Telocator Alphanumeric Protocol (TAP) is an industry-standard protocol for sending short messages via a land-line modem to a provider of pager and/or SMS services, for onward transmission to pagers and mobile phones.

TAP, initially known as Motorola Page Entry (PET) was adopted in September 1988, by the Personal Communication Industry Association.  TAP defines an industry standard for sending alphanumeric messages to pagers.

TAP was also known as IXO protocol.  Originally, devices like the IXO Device were used to send Alphanumeric Pages using TAP.  Later, Motorola would create a similar device called the AlphaMate.

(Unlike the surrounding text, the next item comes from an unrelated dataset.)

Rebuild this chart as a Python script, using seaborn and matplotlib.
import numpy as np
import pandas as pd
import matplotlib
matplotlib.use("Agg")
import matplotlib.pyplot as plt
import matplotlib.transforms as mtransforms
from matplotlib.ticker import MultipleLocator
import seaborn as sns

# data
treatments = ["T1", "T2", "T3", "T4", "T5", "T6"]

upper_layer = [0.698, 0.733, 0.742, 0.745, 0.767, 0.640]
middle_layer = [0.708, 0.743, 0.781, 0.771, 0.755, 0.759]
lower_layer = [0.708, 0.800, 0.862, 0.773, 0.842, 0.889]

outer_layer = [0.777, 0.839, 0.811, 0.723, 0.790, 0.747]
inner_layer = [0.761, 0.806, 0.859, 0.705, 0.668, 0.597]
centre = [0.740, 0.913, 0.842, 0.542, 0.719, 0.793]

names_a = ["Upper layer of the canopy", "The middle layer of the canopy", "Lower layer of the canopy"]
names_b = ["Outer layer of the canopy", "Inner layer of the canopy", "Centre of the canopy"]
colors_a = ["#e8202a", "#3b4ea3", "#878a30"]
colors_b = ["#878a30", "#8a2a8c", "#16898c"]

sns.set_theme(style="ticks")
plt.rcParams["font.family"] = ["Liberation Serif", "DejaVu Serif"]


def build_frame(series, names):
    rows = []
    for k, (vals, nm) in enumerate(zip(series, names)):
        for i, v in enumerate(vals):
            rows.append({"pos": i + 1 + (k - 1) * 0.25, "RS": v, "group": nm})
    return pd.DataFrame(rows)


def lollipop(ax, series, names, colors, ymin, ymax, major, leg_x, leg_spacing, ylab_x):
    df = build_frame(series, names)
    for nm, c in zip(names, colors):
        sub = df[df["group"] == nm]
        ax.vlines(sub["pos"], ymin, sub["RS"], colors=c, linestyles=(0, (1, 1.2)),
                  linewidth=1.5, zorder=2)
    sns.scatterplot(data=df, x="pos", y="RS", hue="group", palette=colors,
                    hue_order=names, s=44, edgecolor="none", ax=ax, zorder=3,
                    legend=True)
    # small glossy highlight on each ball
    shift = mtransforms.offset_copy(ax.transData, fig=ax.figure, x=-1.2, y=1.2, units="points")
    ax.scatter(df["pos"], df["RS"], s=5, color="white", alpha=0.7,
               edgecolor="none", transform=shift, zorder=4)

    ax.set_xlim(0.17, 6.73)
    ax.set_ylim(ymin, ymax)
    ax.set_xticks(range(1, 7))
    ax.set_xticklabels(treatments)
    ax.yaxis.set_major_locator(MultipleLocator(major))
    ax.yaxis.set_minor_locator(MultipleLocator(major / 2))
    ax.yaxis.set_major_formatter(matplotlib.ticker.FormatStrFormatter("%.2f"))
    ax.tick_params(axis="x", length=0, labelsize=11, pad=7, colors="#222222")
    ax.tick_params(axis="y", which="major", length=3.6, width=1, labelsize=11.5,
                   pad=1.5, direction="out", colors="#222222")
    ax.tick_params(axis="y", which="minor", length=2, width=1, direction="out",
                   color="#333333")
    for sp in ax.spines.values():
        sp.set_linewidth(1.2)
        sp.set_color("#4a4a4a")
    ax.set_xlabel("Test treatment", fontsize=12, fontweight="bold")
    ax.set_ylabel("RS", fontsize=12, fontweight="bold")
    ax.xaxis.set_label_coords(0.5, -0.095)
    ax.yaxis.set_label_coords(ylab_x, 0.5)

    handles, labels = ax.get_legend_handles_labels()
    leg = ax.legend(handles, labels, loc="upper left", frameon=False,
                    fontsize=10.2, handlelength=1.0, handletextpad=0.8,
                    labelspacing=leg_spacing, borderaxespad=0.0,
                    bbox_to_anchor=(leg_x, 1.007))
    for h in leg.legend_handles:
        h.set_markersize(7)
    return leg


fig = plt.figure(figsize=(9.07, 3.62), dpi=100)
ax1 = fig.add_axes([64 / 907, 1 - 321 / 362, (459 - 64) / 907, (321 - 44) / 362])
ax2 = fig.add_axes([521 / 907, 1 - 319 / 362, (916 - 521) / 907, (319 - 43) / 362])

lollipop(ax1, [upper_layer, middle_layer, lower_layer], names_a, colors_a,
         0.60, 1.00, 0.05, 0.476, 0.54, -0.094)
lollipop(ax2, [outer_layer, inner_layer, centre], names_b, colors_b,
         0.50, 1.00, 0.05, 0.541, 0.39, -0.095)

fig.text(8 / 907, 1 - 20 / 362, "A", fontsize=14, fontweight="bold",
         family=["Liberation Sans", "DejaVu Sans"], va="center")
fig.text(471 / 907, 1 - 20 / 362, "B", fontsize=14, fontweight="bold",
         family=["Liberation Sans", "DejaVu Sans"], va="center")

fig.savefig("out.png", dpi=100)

TAP Communication Protocol 
The standard protocol is ASCII with XON/XOFF flow control, using a 10-bit code (1 start bit, 7 data bits, even parity, 1 stop bit). No echo shall be employed in full duplex mode.

See also 
 Simple Network Paging Protocol (SNPP)
 Wireless Communications Transfer Protocol (WCTP)

References

External links
 Directory of TAP Dialup Numbers from avtech.com
 Directory of TAP Dialup Numbers from notepage.net
 Universal TAP Gateway from tapgateway.com
 http://www.braddye.com/a_entry.html
 http://www.tapgateway.com/files/TAP_V1P8.pdf
 http://www.pageone.co.uk/downloads/developer/TAP_Document.pdf (version 1.7)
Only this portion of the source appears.